In that 1960's show Batman--and I only saw it in repeats, thank you very much!--Batman and Robin almost always scaled the outside of a tall building. Not once did Robin say, "Zowie, Batman. Can't we take the elevator?"
   He didn't...but I have said it. Every time I've said it, I've found myself in trouble.

Kids, don't try this at home!
(Yes, these are true stories)

Manhattan, New York, New York
Abandoned Subway Tunnel by the East River
1985
   Four of us were on a New York/Washington DC mentorship. We were bright young college kids, Reagan Scholars from Eureka College. We spent three weeks in New York, and two weeks in DC meeting with folks like the President of the World Bank, CEO of Chase-Manhattan Bank, and other folks like that to learn about leadership. We had a great time. We also had free time. This story could mean we had too much free time.
   You decide.
   My friend who, for purposes of this story we'll call "Tony" and I were walking along the East River. There was a stone wall on our left as we walked, and we found a grate, a big man-size grate, that had been pried open. It was old and rusty, but there was a tunnel on the other side. We decided to explore the tunnel.
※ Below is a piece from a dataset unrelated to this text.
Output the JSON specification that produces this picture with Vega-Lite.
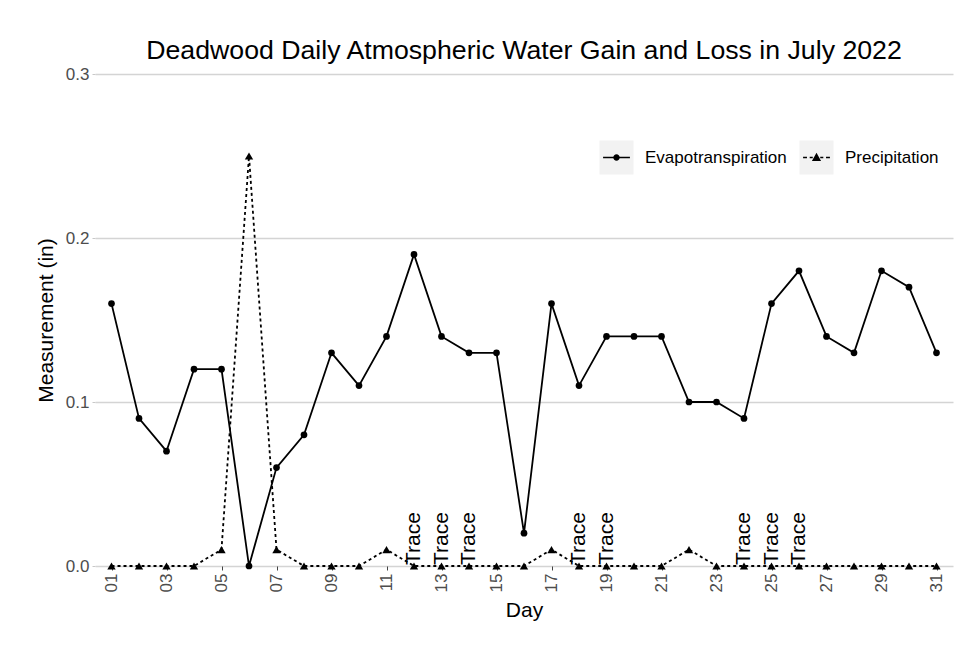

   I know. It's not a terribly bright idea, but we were as cocky as we were the opposite of smart at the time. We wriggled our way in and started walking. The place was dusty, and musty. There was light coming from above us at various places in the tunnel, and lots of light from where we came in. At one point, we saw the symbol for anarchy (that star within a circle inside a capital A) painted on the tunnel wall. We were pretty sure it was an old subway tunnel, but we might have been wrong.
   We were brave, or at least that's what we told ourselves. ...But when we saw firelight up ahead and heard voices...we ran the hell out of there like we were five years old.
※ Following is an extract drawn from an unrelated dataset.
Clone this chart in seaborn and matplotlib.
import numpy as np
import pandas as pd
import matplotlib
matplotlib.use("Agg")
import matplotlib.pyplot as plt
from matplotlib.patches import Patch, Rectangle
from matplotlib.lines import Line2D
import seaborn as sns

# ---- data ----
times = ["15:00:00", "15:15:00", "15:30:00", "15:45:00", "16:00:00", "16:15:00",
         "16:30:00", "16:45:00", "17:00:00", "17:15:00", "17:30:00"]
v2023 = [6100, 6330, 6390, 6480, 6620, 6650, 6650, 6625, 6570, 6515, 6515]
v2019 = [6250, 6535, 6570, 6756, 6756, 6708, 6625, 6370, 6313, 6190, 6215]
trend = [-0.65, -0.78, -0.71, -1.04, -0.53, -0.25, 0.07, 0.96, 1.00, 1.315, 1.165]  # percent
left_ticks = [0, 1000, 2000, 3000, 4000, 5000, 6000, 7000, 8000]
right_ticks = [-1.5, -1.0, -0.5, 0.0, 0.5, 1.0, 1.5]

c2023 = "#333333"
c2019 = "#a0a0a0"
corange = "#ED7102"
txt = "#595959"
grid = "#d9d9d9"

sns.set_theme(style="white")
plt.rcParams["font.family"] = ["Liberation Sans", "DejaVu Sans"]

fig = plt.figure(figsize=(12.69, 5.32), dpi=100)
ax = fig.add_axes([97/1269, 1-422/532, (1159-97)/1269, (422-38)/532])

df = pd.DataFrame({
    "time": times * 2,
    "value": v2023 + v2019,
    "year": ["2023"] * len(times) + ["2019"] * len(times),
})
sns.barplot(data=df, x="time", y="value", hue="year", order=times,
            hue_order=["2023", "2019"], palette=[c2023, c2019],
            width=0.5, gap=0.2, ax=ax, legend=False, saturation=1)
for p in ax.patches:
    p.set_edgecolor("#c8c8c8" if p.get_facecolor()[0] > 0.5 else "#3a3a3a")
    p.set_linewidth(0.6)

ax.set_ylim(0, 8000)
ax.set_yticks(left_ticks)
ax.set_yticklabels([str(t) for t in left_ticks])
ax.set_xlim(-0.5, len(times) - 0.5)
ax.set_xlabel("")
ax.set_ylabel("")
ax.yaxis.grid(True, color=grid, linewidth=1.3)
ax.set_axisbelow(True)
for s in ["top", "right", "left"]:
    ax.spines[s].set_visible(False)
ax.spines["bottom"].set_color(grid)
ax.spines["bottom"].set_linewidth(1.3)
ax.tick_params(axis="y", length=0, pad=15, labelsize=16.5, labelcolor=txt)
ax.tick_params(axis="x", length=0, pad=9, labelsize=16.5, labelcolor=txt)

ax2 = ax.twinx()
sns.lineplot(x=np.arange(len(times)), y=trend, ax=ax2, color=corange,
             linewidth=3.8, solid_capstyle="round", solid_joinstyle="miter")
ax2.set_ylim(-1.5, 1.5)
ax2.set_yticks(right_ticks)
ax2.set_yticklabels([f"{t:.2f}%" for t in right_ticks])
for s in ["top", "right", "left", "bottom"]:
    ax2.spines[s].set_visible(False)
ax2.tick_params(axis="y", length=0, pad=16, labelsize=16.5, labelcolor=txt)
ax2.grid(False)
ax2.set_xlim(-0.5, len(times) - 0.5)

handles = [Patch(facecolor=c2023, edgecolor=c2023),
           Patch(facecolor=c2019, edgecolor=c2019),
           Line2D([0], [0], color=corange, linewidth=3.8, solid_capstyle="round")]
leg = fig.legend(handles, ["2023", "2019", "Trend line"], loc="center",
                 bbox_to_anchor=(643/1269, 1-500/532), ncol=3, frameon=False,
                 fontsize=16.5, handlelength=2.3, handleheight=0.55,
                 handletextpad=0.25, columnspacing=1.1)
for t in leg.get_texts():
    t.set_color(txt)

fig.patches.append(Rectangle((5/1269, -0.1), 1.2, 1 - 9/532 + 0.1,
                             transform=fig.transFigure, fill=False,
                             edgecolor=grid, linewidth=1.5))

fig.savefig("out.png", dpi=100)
   We went back out the way we came in. Adrenaline was coursing through my veins. I looked at the granite blocks that made up the wall around the tunnel and decided to climb it. I'm a little guy, and I have strong fingers and legs. I started to scramble up the wall, moving in a zig-zag to get the best grips on the stone. Tony tried to climb the wall, but he couldn't quite make it. He went up in a straight line, but at about foot 20 of 40-50, he went back down and started to walk up the stairs (which, after all, weren't far away.)
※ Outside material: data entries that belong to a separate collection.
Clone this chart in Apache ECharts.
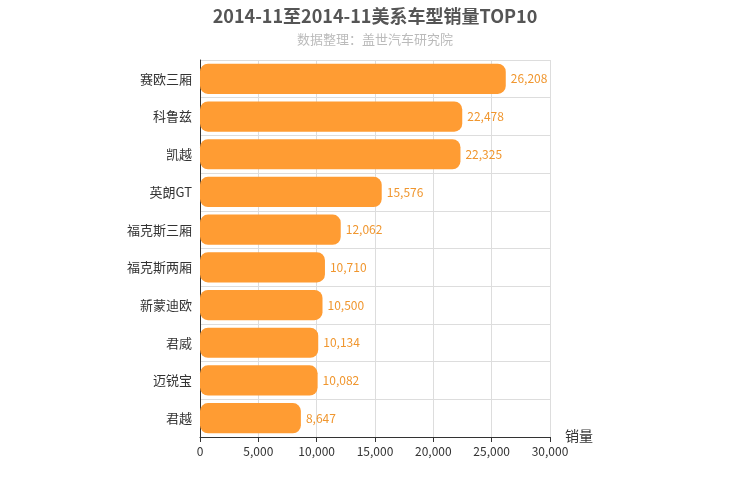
<!DOCTYPE html>
<html>
<head>
<meta charset="utf-8">
<script src="https://cdn.jsdelivr.net/npm/echarts@6/dist/echarts.min.js"></script>
<style>html,body{margin:0;padding:0;background:#fff}#main{width:750px;height:500px}</style>
</head>
<body>
<div id="main"></div>
<script>
var categories = ['赛欧三厢', '科鲁兹', '凯越', '英朗GT', '福克斯三厢', '福克斯两厢', '新蒙迪欧', '君威', '迈锐宝', '君越'];
var sales = [26208, 22478, 22325, 15576, 12062, 10710, 10500, 10134, 10082, 8647];
var xTicks = [0, 5000, 10000, 15000, 20000, 25000, 30000];

var myChart = echarts.init(document.getElementById('main'));
var font = '"Microsoft YaHei","Noto Sans CJK SC",sans-serif';
var option = {
    textStyle: {fontFamily: font},
    title: {
        text: '2014-11至2014-11美系车型销量TOP10',
        subtext: '数据整理：盖世汽车研究院',
        left: 'center',
        top: 2,
        itemGap: 8,
        textStyle: {fontSize: 18, fontWeight: 'bold', color: '#555', fontFamily: font},
        subtextStyle: {fontSize: 13, color: '#bbb', fontFamily: font}
    },
    grid: {left: 200, right: 200, top: 60, bottom: 63},
    xAxis: {
        type: 'value',
        min: xTicks[0],
        max: xTicks[xTicks.length - 1],
        interval: 5000,
        name: '销量',
        nameLocation: 'end',
        nameGap: 15,
        nameTextStyle: {fontSize: 14, color: '#333', verticalAlign: 'top', padding: [-8, 0, 0, 0]},
        axisLine: {show: true, lineStyle: {color: '#333'}},
        axisTick: {show: true},
        axisLabel: {color: '#333', fontSize: 12},
        splitLine: {lineStyle: {color: '#ddd'}}
    },
    yAxis: {
        type: 'category',
        inverse: true,
        data: categories,
        axisLine: {lineStyle: {color: '#333'}},
        axisLabel: {color: '#333', fontSize: 13},
        splitLine: {show: true, lineStyle: {color: '#ddd'}}
    },
    series: [{
        type: 'bar',
        data: sales,
        barWidth: '80%',
        itemStyle: {color: '#ff9c33', borderRadius: 8},
        label: {
            show: true,
            position: 'right',
            color: '#f0962e',
            fontSize: 12,
            formatter: function (p) { return p.value.toLocaleString('en-US'); }
        }
    }]
};
myChart.setOption(option);
</script>
</body>
</html>
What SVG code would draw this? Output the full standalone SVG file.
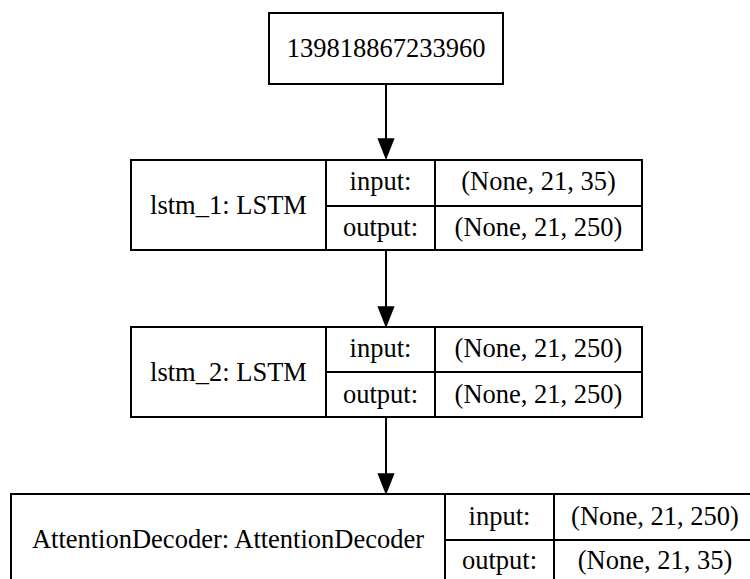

   He was just coming up the top of the stairs when I was nearing the top of the wall. He saw a man and a woman sitting on a park bench on the sidewalk. They had their backs to the wall.
   The way Tony tells it (and Tony is an honest man), he wanted to warn me about the couple. He wanted to tell me I was about to pop up behind them and surprise the hell out of them. He didn't warn me. There was no way to do it without spooking them. So...he just smiled at them in a vague sort of way.
   I clapped my hands on the top of the wall. I'm not afraid of heights until I get to the top of whatever I'm climbing. I heard someone on the other side of the top of the wall from where I was hanging, and I thought it was Tony.
   I said in a loud voice, "Zowie, Batman! Can't we take the elevator!" Then I think I added the words Ta-da! And flipped over the top of the wall.
   The couple on the bench, the one two feet from where I landed when I jumped from the top of the wall to the sidewalk...screamed.
   I'm still willing to climb walls, but now I'm careful about who might be at the top. I don't like to scare people. My CPR card has expired.

Zowie, Part Two
C.O.P.E Instructor Training, 1991
Boy Scout Camp in Indiana
   We were training to be trainers for climbing/rappelling/confidence-building courses at Scout Camps. There was about twenty-five of us in the course. We were all BSA professionals: college educated, young, leaders of leaders, and loopy. The reason we were loopy was we were test rabbits for a novel (bad) idea. They took a syllabus for a week-long course and crammed it into a four-day weekend.
   The task at hand was to get the group over a 20-foot tall wall. There was eight men in my group, the group facing the wall. The wall was smooth, unlike the granite wall I climbed in New York. On the back of it at the top was a platform big enough for two or three men to stand. The goal was to get every man in our group over the top of the wall. We had no ropes, no ladders, no nothing. It was just us at the bottom of the wall, trying to get the group up and over it.
   The first couple of guys were pretty easy to get to the top. We made a human pyramid and they climbed up. The next part of the group was easy. We handed each other up to men at the top who could lift them. It was the last two that were tough to get over the wall.
This is a newer wall. Shorter and safer. 
   I was the second from the last. I'm five feet, six inches tall. I can't make it very high up a 20' wall, but I'm willing to toss myself around like a rag doll when necessary. The guys at the top held the wrists of a man and let him dangle down the wall. I jumped up and grabbed his ankles. The idea was that the last guy would grab me and climb up my back, then up the back of the guy I was holding onto, then help the two on the wall pull us up.
  That last guy jumped on my back. He grabbed my shoulders and pulled, and pulled, and pulled. I was losing my grip on the ankles of the guy being held at the top of the wall.
   Got the picture? Two guys hanging from a wall, and a third guy trying desperately to climb up the backs of the guys on the wall.
   I can tell you from personal experience...treated lumber doesn't taste good. Trust me on that one. Don't experiment. The last guy had his feet precariously and painfully perched on my narrow hips and was shoving down with his feet as he tried to grab the shoulders of the man who's ankles I was holding.
   Air gushed from my lung as I said, "Zowie, Batman! Can't we take the elevator?"
   Everyone laughed.
   ...Laughter loosens grips.
      ....BANG! WHOOF! @#$!
   We cussed like sailors as we crashed in a pile on the ground. The guy who was on my back--that last guy--took it the worst. He landed first and three of us landed on top of him. I only had two guys land on me.
   Yeah. You guessed it. I never heard the end of that one, and I was forever branded: "Robin."